_Exercise objective_: Only the pictures are omitted; repeat all other data exactly.

Records with drawing code:
⟨
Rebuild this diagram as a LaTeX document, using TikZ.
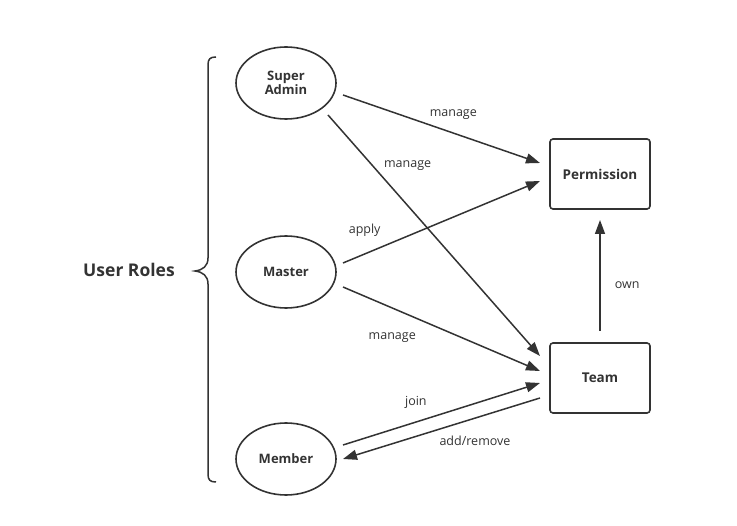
\documentclass[tikz,border=0pt]{standalone}
\usepackage{fontspec}
\setmainfont{Open Sans}
\usetikzlibrary{arrows.meta,shapes.geometric}
\definecolor{ink}{HTML}{333333}
\begin{document}
\begin{tikzpicture}[x=1pt,y=-1pt,
  role/.style={ellipse,draw=ink,line width=1.6pt,minimum width=100pt,minimum height=72pt,inner sep=0pt,font=\fontsize{13}{14.5}\selectfont\bfseries,text=ink,align=center},
  thing/.style={rectangle,rounded corners=3pt,draw=ink,line width=1.6pt,minimum width=100pt,minimum height=70pt,inner sep=0pt,font=\fontsize{13.5}{15}\selectfont\bfseries,text=ink},
  link/.style={draw=ink,line width=1.5pt,-{Triangle[length=14pt,width=10pt]}},
  lbl/.style={font=\fontsize{12.5}{14}\selectfont,text=ink,inner sep=0pt}]
\useasboundingbox (0,0) rectangle (737,526);
\node[role] (sa) at (286,83) {Super\\Admin};
\node[role] (ma) at (286,272) {Master};
\node[role] (me) at (286,459) {Member};
\node[thing] (pe) at (600,174) {Permission};
\node[thing] (te) at (600,378) {Team};
\node[font=\fontsize{17.5}{20}\selectfont\bfseries,text=ink] (ur) at (129,270) {User Roles};
% brace
\draw[ink,line width=1.5pt] (216,57) .. controls (210,57) and (208,59) .. (208,65)
  -- (208,258) .. controls (208,266) and (203,270) .. (195,271)
  .. controls (203,272) and (208,276) .. (208,284)
  -- (208,474) .. controls (208,480) and (210,482) .. (216,482);
% connectors
\draw[link] ([shift={(57,12)}]sa.center) -- node[lbl,pos=0.56,above=13pt]{manage} ([shift={(-60,-11)}]pe.center);
\draw[link] ([shift={(42,32)}]sa.center) -- node[lbl,pos=0.3,xshift=16pt,yshift=22pt]{manage} ([shift={(-60,-22)}]te.center);
\draw[link] ([shift={(57,-9)}]ma.center) -- node[lbl,pos=0.11,above=17pt]{apply} ([shift={(-60,7)}]pe.center);
\draw[link] ([shift={(57,15)}]ma.center) -- node[lbl,pos=0.25,below=24pt]{manage} ([shift={(-60,-7)}]te.center);
\draw[link] ([shift={(57,-14)}]me.center) -- node[lbl,pos=0.37,above=13pt]{join} ([shift={(-60,5)}]te.center);
\draw[link] ([shift={(-60,20)}]te.center) -- node[lbl,pos=0.33,below=17pt]{add/remove} ([shift={(57,0)}]me.center);
\draw[link] ([shift={(0,-47)}]te.center) -- node[lbl,right=14pt,yshift=-10pt]{own} ([shift={(0,46)}]pe.center);
\end{tikzpicture}
\end{document}
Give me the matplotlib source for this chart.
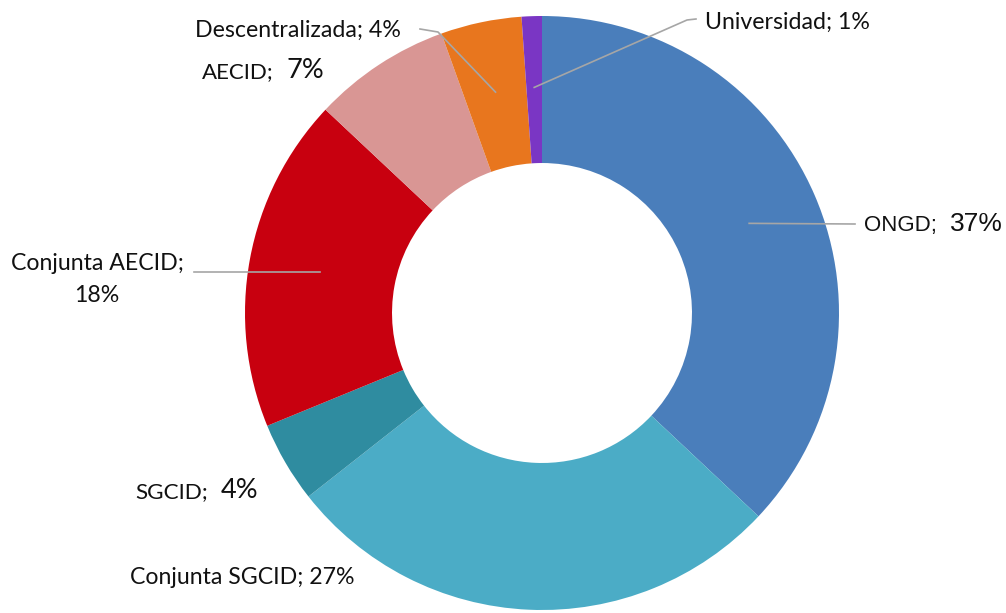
import matplotlib
matplotlib.use("Agg")
import matplotlib.pyplot as plt
import numpy as np

categories = ["ONGD", "Conjunta SGCID", "SGCID", "Conjunta AECID", "AECID",
              "Descentralizada", "Universidad"]
values = [37.0, 27.4, 4.4, 18.2, 7.5, 4.4, 1.1]
pct_labels = ["37%", "27%", "4%", "18%", "7%", "4%", "1%"]
colors = ["#4A7EBB", "#4BACC6", "#2F8CA0", "#C8000F", "#D99694", "#E8761E", "#7A36C4"]

W, H = 1006, 613
fig = plt.figure(figsize=(W / 100, H / 100), dpi=100)
ax = fig.add_axes([0, 0, 1, 1])

cx, cy, R = 542, 300, 297
wedges, _ = ax.pie(values, colors=colors, startangle=90, counterclock=False,
                   radius=R, center=(cx, cy),
                   wedgeprops=dict(width=R * 0.495, linewidth=0))
ax.set_xlim(0, W)
ax.set_ylim(0, H)
ax.set_aspect("equal")
ax.axis("off")

def anchor(i, frac=0.76):
    w = wedges[i]
    m = np.deg2rad((w.theta1 + w.theta2) / 2)
    return cx + frac * R * np.cos(m), cy + frac * R * np.sin(m)

def Y(y_top):
    return H - y_top

lc = "#A6A6A6"
calibri = "Lato"
arial = "Liberation Sans"
fs = 16.7
big = 19.5
tc = "#111111"

# ONGD
ax_, ay_ = anchor(0)
ax.plot([ax_, 855], [ay_, Y(224)], color=lc, lw=1.2)
ax.text(864, Y(225), categories[0] + ";", family=arial, fontsize=16, color=tc, va="center", ha="left")
ax.text(950, Y(224), pct_labels[0], family=arial, fontsize=19, color=tc, va="center", ha="left")

# Conjunta SGCID
ax.text(130, Y(578), categories[1] + "; " + pct_labels[1], family=calibri, fontsize=fs,
        color=tc, va="center", ha="left")

# SGCID
ax.text(135, Y(492), categories[2] + ";", family=calibri, fontsize=fs - 0.5, color=tc, va="center", ha="left")
ax.text(221, Y(490), pct_labels[2], family=calibri, fontsize=big, color=tc, va="center", ha="left")

# Conjunta AECID
ax_, ay_ = anchor(3)
ax.plot([ax_, 194], [ay_, ay_], color=lc, lw=1.2)
ax.text(97, Y(264), categories[3] + ";", family=calibri, fontsize=fs, color=tc, va="center", ha="center")
ax.text(97, Y(296), pct_labels[3], family=calibri, fontsize=fs, color=tc, va="center", ha="center")

# AECID
ax.text(202, Y(72), categories[4] + ";", family=calibri, fontsize=fs - 0.7, color=tc, va="center", ha="left")
ax.text(287, Y(70), pct_labels[4], family=calibri, fontsize=big, color=tc, va="center", ha="left")

# Descentralizada
ax_, ay_ = anchor(5)
ax.plot([ax_, 438, 420], [ay_, Y(32), Y(29)], color=lc, lw=1.2)
ax.text(401, Y(30), categories[5] + "; " + pct_labels[5], family=calibri, fontsize=fs,
        color=tc, va="center", ha="right")

# Universidad
ax_, ay_ = anchor(6)
ax.plot([ax_, 687, 696], [ay_, Y(20), Y(19)], color=lc, lw=1.2)
ax.text(705, Y(22), categories[6] + "; " + pct_labels[6], family=calibri, fontsize=fs,
        color=tc, va="center", ha="left")

fig.savefig("out.png", dpi=100, facecolor="white")
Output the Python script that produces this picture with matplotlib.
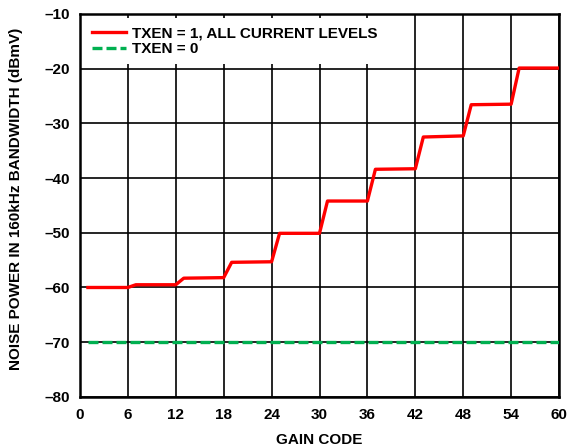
⟩
_Correct output_:
Rebuild this diagram as a LaTeX document, using TikZ.
\documentclass[tikz,border=0pt]{standalone}
\usepackage{fontspec}
\setmainfont{Open Sans}
\usetikzlibrary{arrows.meta,shapes.geometric}
\definecolor{ink}{HTML}{333333}
\begin{document}
\begin{tikzpicture}[x=1pt,y=-1pt,
  role/.style={ellipse,draw=ink,line width=1.6pt,minimum width=100pt,minimum height=72pt,inner sep=0pt,font=\fontsize{13}{14.5}\selectfont\bfseries,text=ink,align=center},
  thing/.style={rectangle,rounded corners=3pt,draw=ink,line width=1.6pt,minimum width=100pt,minimum height=70pt,inner sep=0pt,font=\fontsize{13.5}{15}\selectfont\bfseries,text=ink},
  link/.style={draw=ink,line width=1.5pt,-{Triangle[length=14pt,width=10pt]}},
  lbl/.style={font=\fontsize{12.5}{14}\selectfont,text=ink,inner sep=0pt}]
\useasboundingbox (0,0) rectangle (737,526);
\node[role] (sa) at (286,83) {Super\\Admin};
\node[role] (ma) at (286,272) {Master};
\node[role] (me) at (286,459) {Member};
\node[thing] (pe) at (600,174) {Permission};
\node[thing] (te) at (600,378) {Team};
\node[font=\fontsize{17.5}{20}\selectfont\bfseries,text=ink] (ur) at (129,270) {User Roles};
% brace
\draw[ink,line width=1.5pt] (216,57) .. controls (210,57) and (208,59) .. (208,65)
  -- (208,258) .. controls (208,266) and (203,270) .. (195,271)
  .. controls (203,272) and (208,276) .. (208,284)
  -- (208,474) .. controls (208,480) and (210,482) .. (216,482);
% connectors
\draw[link] ([shift={(57,12)}]sa.center) -- node[lbl,pos=0.56,above=13pt]{manage} ([shift={(-60,-11)}]pe.center);
\draw[link] ([shift={(42,32)}]sa.center) -- node[lbl,pos=0.3,xshift=16pt,yshift=22pt]{manage} ([shift={(-60,-22)}]te.center);
\draw[link] ([shift={(57,-9)}]ma.center) -- node[lbl,pos=0.11,above=17pt]{apply} ([shift={(-60,7)}]pe.center);
\draw[link] ([shift={(57,15)}]ma.center) -- node[lbl,pos=0.25,below=24pt]{manage} ([shift={(-60,-7)}]te.center);
\draw[link] ([shift={(57,-14)}]me.center) -- node[lbl,pos=0.37,above=13pt]{join} ([shift={(-60,5)}]te.center);
\draw[link] ([shift={(-60,20)}]te.center) -- node[lbl,pos=0.33,below=17pt]{add/remove} ([shift={(57,0)}]me.center);
\draw[link] ([shift={(0,-47)}]te.center) -- node[lbl,right=14pt,yshift=-10pt]{own} ([shift={(0,46)}]pe.center);
\end{tikzpicture}
\end{document}
Give me the matplotlib source for this chart.
import matplotlib
matplotlib.use("Agg")
import matplotlib.pyplot as plt
import numpy as np

categories = ["ONGD", "Conjunta SGCID", "SGCID", "Conjunta AECID", "AECID",
              "Descentralizada", "Universidad"]
values = [37.0, 27.4, 4.4, 18.2, 7.5, 4.4, 1.1]
pct_labels = ["37%", "27%", "4%", "18%", "7%", "4%", "1%"]
colors = ["#4A7EBB", "#4BACC6", "#2F8CA0", "#C8000F", "#D99694", "#E8761E", "#7A36C4"]

W, H = 1006, 613
fig = plt.figure(figsize=(W / 100, H / 100), dpi=100)
ax = fig.add_axes([0, 0, 1, 1])

cx, cy, R = 542, 300, 297
wedges, _ = ax.pie(values, colors=colors, startangle=90, counterclock=False,
                   radius=R, center=(cx, cy),
                   wedgeprops=dict(width=R * 0.495, linewidth=0))
ax.set_xlim(0, W)
ax.set_ylim(0, H)
ax.set_aspect("equal")
ax.axis("off")

def anchor(i, frac=0.76):
    w = wedges[i]
    m = np.deg2rad((w.theta1 + w.theta2) / 2)
    return cx + frac * R * np.cos(m), cy + frac * R * np.sin(m)

def Y(y_top):
    return H - y_top

lc = "#A6A6A6"
calibri = "Lato"
arial = "Liberation Sans"
fs = 16.7
big = 19.5
tc = "#111111"

# ONGD
ax_, ay_ = anchor(0)
ax.plot([ax_, 855], [ay_, Y(224)], color=lc, lw=1.2)
ax.text(864, Y(225), categories[0] + ";", family=arial, fontsize=16, color=tc, va="center", ha="left")
ax.text(950, Y(224), pct_labels[0], family=arial, fontsize=19, color=tc, va="center", ha="left")

# Conjunta SGCID
ax.text(130, Y(578), categories[1] + "; " + pct_labels[1], family=calibri, fontsize=fs,
        color=tc, va="center", ha="left")

# SGCID
ax.text(135, Y(492), categories[2] + ";", family=calibri, fontsize=fs - 0.5, color=tc, va="center", ha="left")
ax.text(221, Y(490), pct_labels[2], family=calibri, fontsize=big, color=tc, va="center", ha="left")

# Conjunta AECID
ax_, ay_ = anchor(3)
ax.plot([ax_, 194], [ay_, ay_], color=lc, lw=1.2)
ax.text(97, Y(264), categories[3] + ";", family=calibri, fontsize=fs, color=tc, va="center", ha="center")
ax.text(97, Y(296), pct_labels[3], family=calibri, fontsize=fs, color=tc, va="center", ha="center")

# AECID
ax.text(202, Y(72), categories[4] + ";", family=calibri, fontsize=fs - 0.7, color=tc, va="center", ha="left")
ax.text(287, Y(70), pct_labels[4], family=calibri, fontsize=big, color=tc, va="center", ha="left")

# Descentralizada
ax_, ay_ = anchor(5)
ax.plot([ax_, 438, 420], [ay_, Y(32), Y(29)], color=lc, lw=1.2)
ax.text(401, Y(30), categories[5] + "; " + pct_labels[5], family=calibri, fontsize=fs,
        color=tc, va="center", ha="right")

# Universidad
ax_, ay_ = anchor(6)
ax.plot([ax_, 687, 696], [ay_, Y(20), Y(19)], color=lc, lw=1.2)
ax.text(705, Y(22), categories[6] + "; " + pct_labels[6], family=calibri, fontsize=fs,
        color=tc, va="center", ha="left")

fig.savefig("out.png", dpi=100, facecolor="white")
Output the Python script that produces this picture with matplotlib.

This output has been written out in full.